Using OKRs to power growth, engagement, and diversity
Published on 12.27.2018
Over the ten years that Laszlo Bock led human resources at Google, no other workforce received more attention and admiration. Rated by Fortune as America’s top place to work seven times from 2006 to 2016, Google took a high-freedom, peer-driven approach, giving employees enviable perks and wide latitude to set goals—as opposed to the top-down, low-freedom environment of most large companies.
Asked by a television reporter whether Google represents the corporate culture of the future and whether the hierarchical, command-and-control model would fade away, Bock replied, “Someday, perhaps.”
If that someday is to arrive, it will be ushered in by OKRs—objectives and key results, he argues.
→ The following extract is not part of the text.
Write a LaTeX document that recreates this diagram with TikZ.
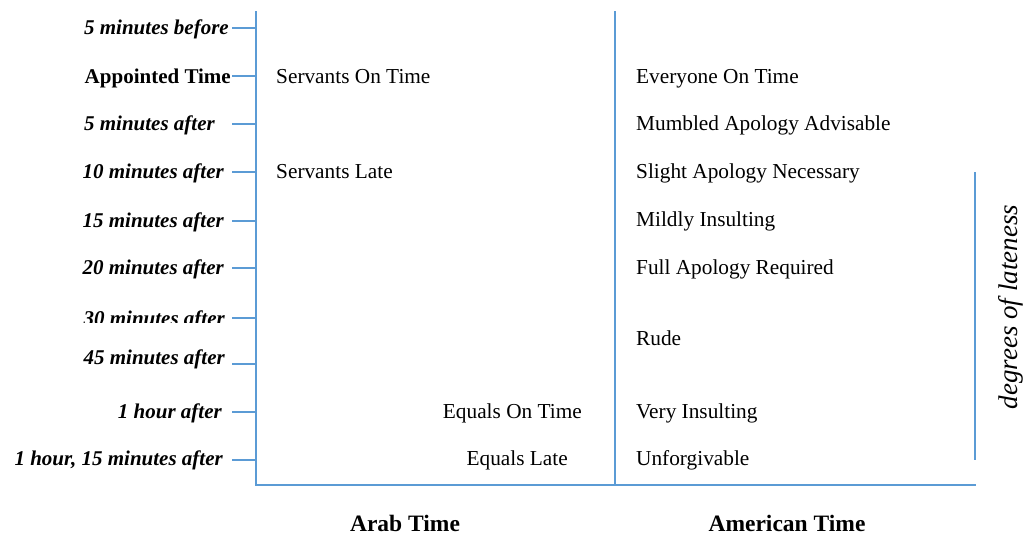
\documentclass[tikz,border=0pt]{standalone}
\usepackage{fontspec}
\setmainfont{Liberation Serif}
\definecolor{axisblue}{RGB}{91,155,213}
\begin{document}
\begin{tikzpicture}[x=1pt,y=-1pt,
  axis/.style={draw=axisblue,line width=1.2pt},
  ticklbl/.style={anchor=base east,inner sep=0pt,font=\fontsize{21}{24}\selectfont\bfseries\itshape},
  cell/.style={anchor=base west,inner sep=0pt,font=\fontsize{21.3}{24}\selectfont},
  cellr/.style={anchor=base east,inner sep=0pt,font=\fontsize{21.3}{24}\selectfont},
  foot/.style={anchor=base,inner sep=0pt,font=\fontsize{23.5}{27}\selectfont\bfseries}]
\useasboundingbox (0,0) rectangle (1029,536);
% axes
\coordinate (axTop) at (256,11);
\coordinate (axBot) at (256,485);
\coordinate (midTop) at (615,11);
\coordinate (midBot) at (615,485);
\coordinate (botEnd) at (976,485);
\coordinate (rTop) at (975,172);
\coordinate (rBot) at (975,460);
\draw[axis] (axTop) -- (axBot) -- (botEnd);
\draw[axis] (midTop) -- (midBot);
\draw[axis] (rTop) -- (rBot);
% ticks
\foreach \n/\y in {t1/28,t2/76,t3/124,t4/172,t5/221,t6/268,t7/318,t8/364,t9/412,t10/460}{
  \coordinate (\n a) at (232,\y);
  \coordinate (\n b) at (256,\y);
  \draw[axis] (\n a) -- (\n b);
}
% tick labels
\node[ticklbl] (l1) at (229,34) {5 minutes before};
\node[ticklbl,font=\fontsize{21}{24}\selectfont\bfseries] (l2) at (231,83) {Appointed Time};
\node[ticklbl] (l3) at (215,130) {5 minutes after};
\node[ticklbl] (l4) at (224,178) {10 minutes after};
\node[ticklbl] (l5) at (224,227) {15 minutes after};
\node[ticklbl] (l6) at (224,274) {20 minutes after};
\begin{scope}
\clip (0,290) rectangle (240,322);
\node[ticklbl] (l7) at (225,325) {30 minutes after};
\end{scope}
\node[ticklbl] (l8) at (225,364) {45 minutes after};
\node[ticklbl] (l9) at (222,418) {1 hour after};
\node[ticklbl] (l10) at (223,465) {1 hour, 15 minutes after};
% Arab column
\node[cell] (a1) at (276,83) {Servants On Time};
\node[cell] (a2) at (276,178) {Servants Late};
\node[cellr] (a3) at (582,418) {Equals On Time};
\node[cellr] (a4) at (568,465) {Equals Late};
% American column
\node[cell] (b1) at (636,83) {Everyone On Time};
\node[cell] (b2) at (636,130) {Mumbled Apology Advisable};
\node[cell] (b3) at (636,178) {Slight Apology Necessary};
\node[cell] (b4) at (636,226) {Mildly Insulting};
\node[cell] (b5) at (636,274) {Full Apology Required};
\node[cell] (b6) at (636,345) {Rude};
\node[cell] (b7) at (636,418) {Very Insulting};
\node[cell] (b8) at (636,465) {Unforgivable};
% side label
\node[rotate=90,inner sep=0pt,font=\fontsize{27}{30}\selectfont\itshape] (side) at (1011,307) {degrees of lateness};
% footers
\node[foot] (f1) at (405,531) {Arab Time};
\node[foot] (f2) at (787,531) {American Time};
\end{tikzpicture}
\end{document}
In a series of recent interviews, Bock stressed how he recommends relying more than ever on the clear and precise protocol of OKRs to help manage workforces that must become both more diverse and more engaged while also becoming more technology-mediated.
Bock credits much of his success at Google to the OKR system, which was already in place when he arrived.
It was an ongoing challenge, he said, to assimilate 10,000 new workers per year while keeping everybody productive and aligned. “Every single quarter there was a focus on what are the goals and how we were going to achieve them. OKRs were the through-line that caused that system to actually work and scale. It was really the key to Google’s growth.”
Bock now sees vast opportunities to bring what he learned at Google to other organizations. A well-publicized Gallup engagement survey shows that about 70% of U.S. employees feel disconnected from their work. Author of the bestseller Work Rules, Bock stepped down from his Google post in 2016 to launch Humu, an ambitious startup to help large organizations improve those engagement levels using artificial intelligence and behavioral science. Humu’s software aims to boost happiness, productivity, and retention.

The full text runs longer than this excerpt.